Encouragingly, the clinical trials landscape for de novo SCLC is rapidly expanding, with embedded hope for much-needed progress in survival outcomes. In the absence of widespread available clinical trial options for patients with T-SCLC, opportunities for enrollment on de novo SCLC trials, given the known biologic similarity (despite important differences regarding smoking exposure and other environmental factors), should be considered. As SCLC treatments improve, a deeper understanding of the similarities and differences between de novo SCLC and T-SCLC will become increasingly important. Another important effort moving forward will be developing clinical trial options specifically for patients with T-SCLC where possible, with the acknowledgment that small patient numbers may require multisite trials with innovative design schemas. One example of a potential target to explore in these tumors is AKT signaling, based on compelling preclinical data from Quintanal-Villalonga and colleagues (5) in this article (Fig. 1).

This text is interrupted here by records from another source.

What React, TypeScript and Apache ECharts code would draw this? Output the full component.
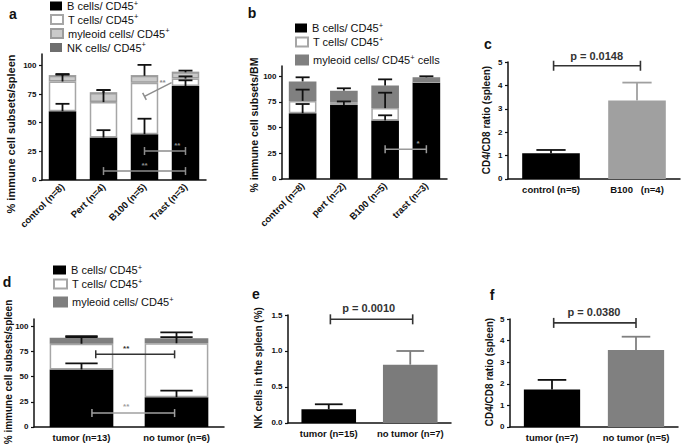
import React, { useEffect, useRef } from 'react';
import * as echarts from 'echarts';

const FONT = '"Liberation Sans", Arial, Helvetica, sans-serif';

// ---------- Panel a: spleen subsets (stacked) ----------
const aCats = ['control (n=8)', 'Pert (n=4)', 'B100 (n=5)', 'Trast (n=3)'];
const aB = [60, 37, 40, 82];
const aT = [26, 31, 45, 6.5];
const aMy = [5, 8, 6, 5.5];
const aNK = [0.5, 0.5, 0.5, 0.5];
const aErrB = [6.5, 6.5, 13.5, 5];
const aErrT = [6.5, 10.5, 0, 2];
const aErrMy = [1, 2.5, 9.5, 1.5];
const aTicks = [0, 25, 50, 75, 100];

// ---------- Panel b: BM subsets (stacked) ----------
const bCats = ['control (n=8)', 'pert (n=2)', 'B100 (n=5)', 'trast (n=3)'];
const bB = [64, 72, 57, 94];
const bT = [12, 2.5, 12, 0.5];
const bMy = [19, 11.5, 22, 4.5];
const bErrB = [9, 3.5, 5, 0];
const bErrT = [11, 0, 15, 0];
const bErrMy = [4, 2.3, 6, 1];
const bTicks = [0, 25, 50, 75, 100];

// ---------- Panel c: CD4/CD8 ratio ----------
const cCats = ['control (n=5)', 'B100   (n=4)'];
const cVals = [1.1, 3.35];
const cErr = [0.14, 0.77];
const cTicks = [0, 1, 2, 3, 4, 5];

// ---------- Panel d: tumor vs no tumor subsets (stacked) ----------
const dCats = ['tumor (n=13)', 'no tumor (n=6)'];
const dB = [57, 29.5];
const dT = [25.5, 53.5];
const dMy = [6, 5];
const dErrB = [6, 6.5];
const dErrT = [6.5, 6];
const dErrMy = [1.5, 5.8];
const dTicks = [0, 25, 50, 75, 100];

// ---------- Panel e: NK cells ----------
const eCats = ['tumor (n=15)', 'no tumor (n=7)'];
const eVals = [0.19, 0.81];
const eErr = [0.07, 0.19];
const eTicks = [0, 0.5, 1, 1.5];

// ---------- Panel f: CD4/CD8 ratio tumor ----------
const fCats = ['tumor (n=7)', 'no tumor (n=5)'];
const fVals = [1.73, 3.56];
const fErr = [0.45, 0.62];
const fTicks = [0, 1, 2, 3, 4, 5];

// significance annotations [x1, y1, x2, y2, textX, textY] (x in category units)
const aSig = [
  { pts: [1, 7.8, 3, 7.8, 2, 13], text: '**' },
  { pts: [2, 25.3, 3, 25.3, 2.8, 30.5], text: '**' },
  { pts: [2, 73, 2.66, 85, 2.44, 85.5], text: '**', start: true },
];
const bSig = [{ pts: [2, 29, 3, 29, 2.8, 35], text: '*' }];
const cSig = [{ pts: [0.03, 4.84, 1.04, 4.84, 0.53, 5.27], text: 'p = 0.0148' }];
const dSig = [
  { pts: [0.15, 72, 0.98, 72, 0.47, 78], text: '**' },
  { pts: [0.11, 13.8, 0.98, 13.8, 0.47, 20], text: '**' },
];
const eSig = [{ pts: [0.02, 1.44, 1.03, 1.44, 0.49, 1.595], text: 'p = 0.0010' }];
const fSig = [{ pts: [0.02, 4.82, 1.0, 4.82, 0.5, 5.33], text: 'p = 0.0380' }];

const LEG: Record<string, [string, string]> = {
  aB: ['B cells/ CD45', ''],
  aT: ['T cells/ CD45', ''],
  aMy: ['myleoid cells/ CD45', ''],
  aNK: ['NK cells/ CD45', ''],
  bB: ['B cells/ CD45', ''],
  bT: ['T cells/ CD45', ''],
  bMy: ['myleoid cells/ CD45', ' cells'],
  dB: ['B cells/ CD45', ''],
  dT: ['T cells/ CD45', ''],
  dMy: ['myleoid cells/ CD45', ''],
};

const INK = '#111';

function catAxis(k: number, data: string[], rotate: number) {
  return {
    type: 'category', gridIndex: k, data,
    axisLine: { onZero: false, lineStyle: { color: INK, width: 1.5 } },
    axisTick: { alignWithLabel: true, length: 3, lineStyle: { color: INK, width: 1.2 } },
    axisLabel: {
      rotate, interval: 0, margin: 5, fontSize: 9.5, fontWeight: 'bold',
      fontFamily: FONT, color: INK,
    },
  };
}
function valAxis(k: number, max: number, ticks: number[]) {
  return {
    type: 'value', gridIndex: k, min: -max * 1e-4, max,
    axisLine: { show: true, onZero: false, lineStyle: { color: INK, width: 1.5 } },
    axisTick: { show: true, length: 3, customValues: ticks, lineStyle: { color: INK, width: 1.2 } },
    axisLabel: { show: false },
    splitLine: { show: false },
  };
}

type Err = { x: number; base: number; top: number; color: string };

function stackErr(segs: number[][], errs: number[][], color: string) {
  const out: Err[] = [];
  const n = segs[0].length;
  for (let i = 0; i < n; i++) {
    let top = 0;
    segs.forEach((s, j) => {
      top += s[i];
      const e = errs[j] ? errs[j][i] : 0;
      if (e > 0) out.push({ x: i, base: top, top: top + e, color });
    });
  }
  return out;
}

// map fractional category position + value to pixels via the axes' own scales
function P(api: any, x: number, y: number) {
  const a = api.coord([0, y]);
  const b = api.coord([1, y]);
  return [a[0] + (b[0] - a[0]) * x, a[1]];
}

// y tick labels, placed through the y axis scale
function tickLabels(k: number, ticks: number[], fmt?: (v: number) => string) {
  return {
    type: 'custom', coordinateSystem: 'cartesian2d', xAxisIndex: k, yAxisIndex: k,
    z: 7, silent: true, clip: false,
    encode: { x: 0, y: 1 },
    data: ticks.map((t) => [0, t]),
    renderItem: (params: any, api: any) => {
      const v = ticks[params.dataIndex];
      const p = P(api, -0.5, v);
      return {
        type: 'text', x: p[0] - 5.5, y: p[1],
        style: {
          text: fmt ? fmt(v) : String(v), fill: INK, font: `bold 8px ${FONT}`,
          align: 'right', verticalAlign: 'middle', textAlign: 'right', textVerticalAlign: 'middle',
        },
      };
    },
  };
}

function errSeries(k: number, items: Err[], lw = 1.8) {
  return {
    type: 'custom', coordinateSystem: 'cartesian2d', xAxisIndex: k, yAxisIndex: k,
    z: 8, silent: true, clip: false,
    encode: { x: 0, y: 1 },
    data: items.map((it) => [it.x, it.base]),
    renderItem: (params: any, api: any) => {
      const it = items[params.dataIndex];
      const p0 = P(api, it.x, it.base);
      const p1 = P(api, it.x, it.top);
      const half = api.size([1, 0])[0] * 0.17;
      return {
        type: 'group',
        children: [
          {
            type: 'line',
            shape: { x1: p0[0], y1: p0[1], x2: p1[0], y2: p1[1] },
            style: { stroke: it.color, lineWidth: lw, fill: null },
          },
          {
            type: 'line',
            shape: { x1: p1[0] - half, y1: p1[1], x2: p1[0] + half, y2: p1[1] },
            style: { stroke: it.color, lineWidth: lw, fill: null },
          },
        ],
      };
    },
  };
}

function sigSeries(k: number, sigs: any[], color: string | string[], font: string, capPx: number, lw = 1.5) {
  return {
    type: 'custom', coordinateSystem: 'cartesian2d', xAxisIndex: k, yAxisIndex: k,
    z: 9, silent: true, clip: false,
    encode: { x: 0, y: 1 },
    data: sigs.map((s) => [Math.round(s.pts[0]), s.pts[1]]),
    renderItem: (params: any, api: any) => {
      const s = sigs[params.dataIndex];
      const c = Array.isArray(color) ? color[params.dataIndex] : color;
      const [x1, y1, x2, y2, tx, ty] = s.pts;
      const p1 = P(api, x1, y1);
      const p2 = P(api, x2, y2);
      const pt = P(api, tx, ty);
      const dx = p2[0] - p1[0];
      const dy = p2[1] - p1[1];
      const L = Math.hypot(dx, dy) || 1;
      const nx = (-dy / L) * capPx;
      const ny = (dx / L) * capPx;
      const mk = (a: number[], b: number[]) => ({
        type: 'line',
        shape: { x1: a[0], y1: a[1], x2: b[0], y2: b[1] },
        style: { stroke: c, lineWidth: lw, fill: null },
      });
      const ch: any[] = [
        mk(p1, p2),
        mk([p1[0] + nx, p1[1] + ny], [p1[0] - nx, p1[1] - ny]),
      ];
      if (!s.start) ch.push(mk([p2[0] + nx, p2[1] + ny], [p2[0] - nx, p2[1] - ny]));
      ch.push({
        type: 'text', x: pt[0], y: pt[1],
        style: {
          text: s.text, fill: c, font, align: 'center', verticalAlign: 'middle',
          textAlign: 'center', textVerticalAlign: 'middle',
        },
      });
      return { type: 'group', children: ch };
    },
  };
}

function leg(name: string, left: number, cy: number, w: number, h: number) {
  return {
    left, top: cy - 7, orient: 'vertical', itemWidth: w, itemHeight: h, itemGap: 0,
    selectedMode: false, icon: 'rect', data: [name], padding: 0,
    formatter: (n: string) => `{t|${LEG[n][0]}}{s|+}{t|${LEG[n][1]}}`,
    textStyle: {
      fontFamily: FONT, fontSize: 11, color: INK, lineHeight: 14,
      rich: {
        t: { fontFamily: FONT, fontSize: 11, color: INK, lineHeight: 14 },
        s: { fontFamily: FONT, fontSize: 7.5, color: INK, lineHeight: 8, verticalAlign: 'top' },
      },
    },
  };
}

function stackBar(k: number, name: string, data: number[], color: string, border?: string) {
  return {
    type: 'bar', name, stack: 'st' + k, xAxisIndex: k, yAxisIndex: k, data,
    barWidth: '67%',
    itemStyle: { color, borderColor: border || color, borderWidth: border ? 1.5 : 0 },
  };
}
function simpleBar(k: number, vals: number[], colors: string[]) {
  return {
    type: 'bar', xAxisIndex: k, yAxisIndex: k, barWidth: '67%',
    data: vals.map((v, i) => ({ value: v, itemStyle: { color: colors[i] } })),
  };
}

function yTitle(text: string, x: number, y: number, size: number) {
  return {
    type: 'text', x, y, rotation: Math.PI / 2,
    style: {
      text, font: `bold ${size}px ${FONT}`, fill: INK,
      align: 'center', verticalAlign: 'middle', textAlign: 'center', textVerticalAlign: 'middle',
    },
  };
}
function letter(text: string, x: number, y: number) {
  return {
    type: 'text', x, y,
    style: {
      text, font: `bold 14px ${FONT}`, fill: INK,
      align: 'center', verticalAlign: 'middle', textAlign: 'center', textVerticalAlign: 'middle',
    },
  };
}

export default function App() {
  const ref = useRef<HTMLDivElement>(null);
  useEffect(() => {
    if (!ref.current) return;
    const chart = echarts.init(ref.current, null, { renderer: 'svg' });
    const grids = [
      { left: 42, top: 54, width: 164, height: 126 },
      { left: 282, top: 66, width: 165, height: 113 },
      { left: 508, top: 62, width: 172, height: 117 },
      { left: 34, top: 319, width: 190, height: 108 },
      { left: 288, top: 315, width: 163, height: 108 },
      { left: 510, top: 319, width: 168, height: 108 },
    ].map((g) => ({ ...g, containLabel: false, outerBoundsMode: 'none' }));

    const gray = '#a6a6a6';
    const pFont = `bold 11px ${FONT}`;
    const starFont = `bold 8px ${FONT}`;

    const option: any = {
      animation: false,
      backgroundColor: '#fff',
      grid: grids,
      xAxis: [
        catAxis(0, aCats, 45),
        catAxis(1, bCats, 45),
        catAxis(2, cCats, 0),
        catAxis(3, dCats, 0),
        catAxis(4, eCats, 0),
        catAxis(5, fCats, 0),
      ],
      yAxis: [
        valAxis(0, 110, aTicks),
        valAxis(1, 110, bTicks),
        valAxis(2, 5, cTicks),
        valAxis(3, 107, dTicks),
        valAxis(4, 1.5, eTicks),
        valAxis(5, 5, fTicks),
      ],
      legend: [
        leg('aB', 50, 6, 12, 9),
        leg('aT', 50, 19.5, 12, 9),
        leg('aMy', 50, 33.5, 12, 9),
        leg('aNK', 50, 47.5, 12, 9),
        leg('bB', 295, 28, 12, 9),
        leg('bT', 295, 42, 12, 9),
        leg('bMy', 295, 60, 12, 9),
        leg('dB', 53, 270, 13, 9),
        leg('dT', 53, 284, 13, 9),
        leg('dMy', 53, 302, 13, 9),
      ],
      series: [
        stackBar(0, 'aB', aB, '#000'),
        stackBar(0, 'aT', aT, '#fff', gray),
        stackBar(0, 'aMy', aMy, '#cacaca', '#9c9c9c'),
        stackBar(0, 'aNK', aNK, '#6e6e6e'),
        errSeries(0, stackErr([aB, aT, aMy], [aErrB, aErrT, aErrMy], INK)),
        sigSeries(0, aSig, '#8c8c8c', starFont, 4, 1.5),
        tickLabels(0, aTicks),

        stackBar(1, 'bB', bB, '#000'),
        stackBar(1, 'bT', bT, '#fff', gray),
        stackBar(1, 'bMy', bMy, '#808080', '#808080'),
        errSeries(1, stackErr([bB, bT, bMy], [bErrB, bErrT, bErrMy], INK)),
        sigSeries(1, bSig, '#9a9a9a', starFont, 4, 1.5),
        tickLabels(1, bTicks),

        simpleBar(2, cVals, ['#000', '#a0a0a0']),
        errSeries(2, cVals.map((v, i) => ({ x: i, base: v, top: v + cErr[i], color: i ? '#a0a0a0' : INK }))),
        sigSeries(2, cSig, '#333', pFont, 5, 1.6),
        tickLabels(2, cTicks),

        stackBar(3, 'dB', dB, '#000'),
        stackBar(3, 'dT', dT, '#fff', gray),
        stackBar(3, 'dMy', dMy, '#7f7f7f', '#7f7f7f'),
        errSeries(3, stackErr([dB, dT, dMy], [dErrB, dErrT, dErrMy], INK)),
        sigSeries(3, dSig, ['#333', '#a0a0a0'], starFont, 4, 1.5),
        tickLabels(3, dTicks),

        simpleBar(4, eVals, ['#000', '#7b7b7b']),
        errSeries(4, eVals.map((v, i) => ({ x: i, base: v, top: v + eErr[i], color: i ? '#7b7b7b' : INK }))),
        sigSeries(4, eSig, '#333', pFont, 5, 1.6),
        tickLabels(4, eTicks, (v: number) => v.toFixed(1)),

        simpleBar(5, fVals, ['#000', '#808080']),
        errSeries(5, fVals.map((v, i) => ({ x: i, base: v, top: v + fErr[i], color: i ? '#808080' : INK }))),
        sigSeries(5, fSig, '#333', pFont, 5, 1.6),
        tickLabels(5, fTicks),
      ],
      graphic: [
        letter('a', 13, 14),
        letter('b', 252, 13),
        letter('c', 488, 44),
        letter('d', 7, 282),
        letter('e', 256, 294),
        letter('f', 492, 295),
        yTitle('% immune cell subsets/spleen', 11, 134, 11),
        yTitle('% immune cell subsets/BM', 254, 125, 10.5),
        yTitle('CD4/CD8 ratio (spleen)', 486, 120, 10),
        yTitle('% immune cell subsets/spleen', 8, 372, 10),
        yTitle('NK cells in the spleen (%)', 258, 368, 10),
        yTitle('CD4/CD8 ratio (spleen)', 489, 372, 10),
      ],
    };
    chart.setOption(option);
    return () => chart.dispose();
  }, []);
  return (
    <div
      ref={ref}
      style={{ position: 'absolute', left: 0, top: 0, width: 685, height: 447, background: '#fff' }}
    />
  );
}
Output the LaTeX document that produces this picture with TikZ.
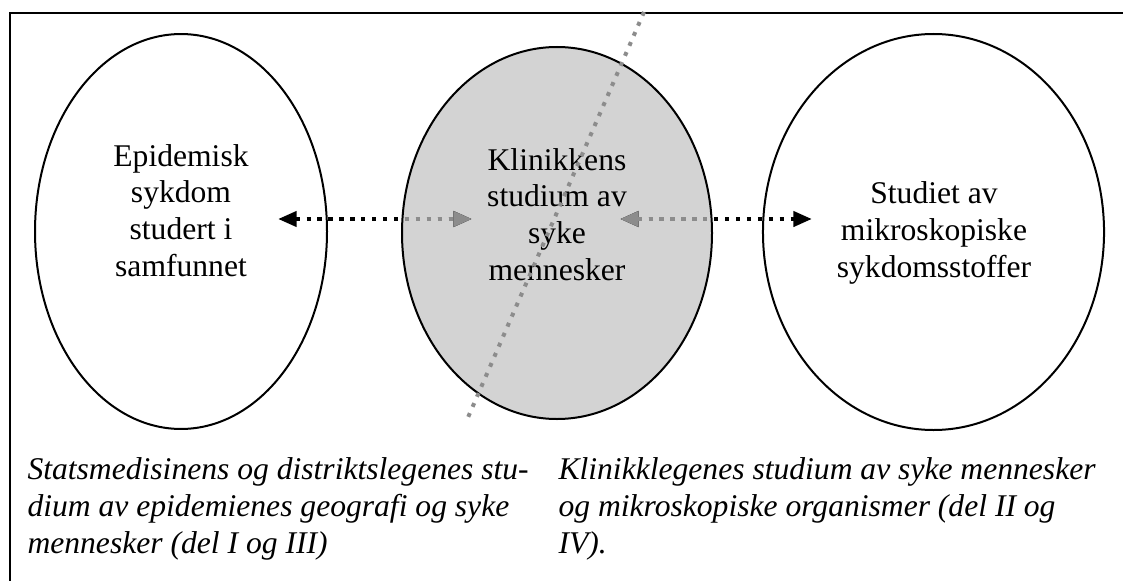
\documentclass[tikz,border=0pt]{standalone}
\usepackage{fontspec}
\setmainfont{Liberation Serif}
\usetikzlibrary{positioning,arrows.meta,shapes.geometric}
\definecolor{DotGray}{HTML}{8C8C8C}
\definecolor{ClinicFill}{HTML}{D3D3D3}

\begin{document}
\begin{tikzpicture}[
  x=0.375pt,y=-0.375pt,
  every node/.style={font=\fontsize{11.85}{13.7}\selectfont},
  field/.style={draw,ellipse,line width=0.75pt,inner sep=0pt,outer sep=0pt},
  etext/.style={align=center,anchor=base,inner sep=0pt},
  note/.style={align=left,anchor=base west,inner sep=0pt,font=\fontsize{11.85}{13.7}\selectfont\itshape},
  arr/.style={{Triangle[length=7pt,width=5.6pt]}-{Triangle[length=7pt,width=5.6pt]},line width=1.6pt,dash pattern=on 1.6pt off 2.5pt},
  split/.style={DotGray,line width=1.5pt,dash pattern=on 1.5pt off 2.6pt}
]
  \useasboundingbox (0,0) rectangle (1123,581);
  \draw[line width=1pt] (10,600) |- (1140,13);

  % the three fields
  \node[field,minimum width=109.5pt,minimum height=148.1pt] (epi) at (181,231.5) {};
  \node[field,fill=ClinicFill,minimum width=116.25pt,minimum height=139.5pt] (clin) at (557,233) {};
  \node[field,minimum width=127.9pt,minimum height=148.5pt] (micro) at (933.5,232) {};

  % arrow ends
  \coordinate (epiend) at (278,219);
  \coordinate (clinL) at (472,219);
  \coordinate (clinR) at (620,219);
  \coordinate (microend) at (812,219);

  \draw[arr] (epiend) -- (clinL);
  \draw[arr] (clinR) -- (microend);
  \begin{scope}
    \path[clip] (clin.center) ellipse [x radius=58.1pt,y radius=69.7pt];
    \draw[arr,DotGray] (epiend) -- (clinL);
    \draw[arr,DotGray] (clinR) -- (microend);
  \end{scope}

  % texts sit on their last baseline
  \node[etext] (epitext) at (181,276) {Epidemisk\\sykdom\\studert i\\samfunnet};
  \node[etext] (clintext) at (557,280) {Klinikkens\\studium av\\syke\\mennesker};
  \node[etext] (microtext) at (934,277) {Studiet av\\mikroskopiske\\sykdomsstoffer};

  % dividing line through the clinic
  \coordinate (divtop) at (644,12);
  \coordinate (divbot) at (466,422);
  \draw[split] (divtop) -- (divbot);

  \node[note] (stat) at (27,553) {Statsmedisinens og distriktslegenes stu-\\dium av epidemienes geografi og syke\\mennesker (del I og III)};
  \node[note] (klin) at (558,553) {Klinikklegenes studium av syke mennesker\\og mikroskopiske organismer (del II og\\IV).};
\end{tikzpicture}
\end{document}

What is next for T-SCLC? We have already highlighted the need for more clinical trial options for patients, discussed above. In addition, this study and surrounding discussion of the data highlight the need to prioritize ongoing collection of biopsy samples from patients at the time of treatment resistance, in order to both identify and learn more about the occurrence of histologic transformation in lung cancer more broadly (Fig. 1). These ongoing efforts for tissue collection will allow more precise characterization of the biologic vulnerabilities associated with risk for transformation. In the future, we also envision a role for liquid biopsy–based plasma markers for histologic transformation, a phenomenon that currently evades our standard-of-care plasma DNA testing for known genomic mechanisms of treatment resistance.

Finally, in both T-SCLC and de novo SCLC, it is clear that we need to continue to move beyond single-gene markers to a broader understanding of genome-wide processes that are at play. In the data presented by these authors, we are able to appreciate the spectrum of changes during lineage transformation on the DNA, RNA, and protein levels, but what data are we still missing? Emerging platforms such as digital spatial profiling can be used moving forward to better understand not only the inner workings of the tumor cells themselves but also the details of how the location of each histologic compartment correlates with the immune infiltrate and the surrounding vasculature. The closer we are able to look, the more clearly we can see that lung tumors exist along a dynamic spatiotemporal spectrum of genomic, epigenomic, and histologic states that are likely driven by tumor-intrinsic as well as environmental factors. Our ability to develop more informed, targeted therapies for patients is reliant on our improved understanding of this biology.

C.M. Lovly reports grants from NIH/NCI during the conduct of the study, grants from Xcovery, and Novartis; other support from Pfizer, Roche, Genentech, AstraZeneca, Takeda, Blueprints Medicine, Cepheid, Foundation Medicine, Eli Lilly/Loxo, Amgen, Daiichi-Sankyo, D2G, and other support from Syros outside the submitted work. No disclosures were reported by the other author.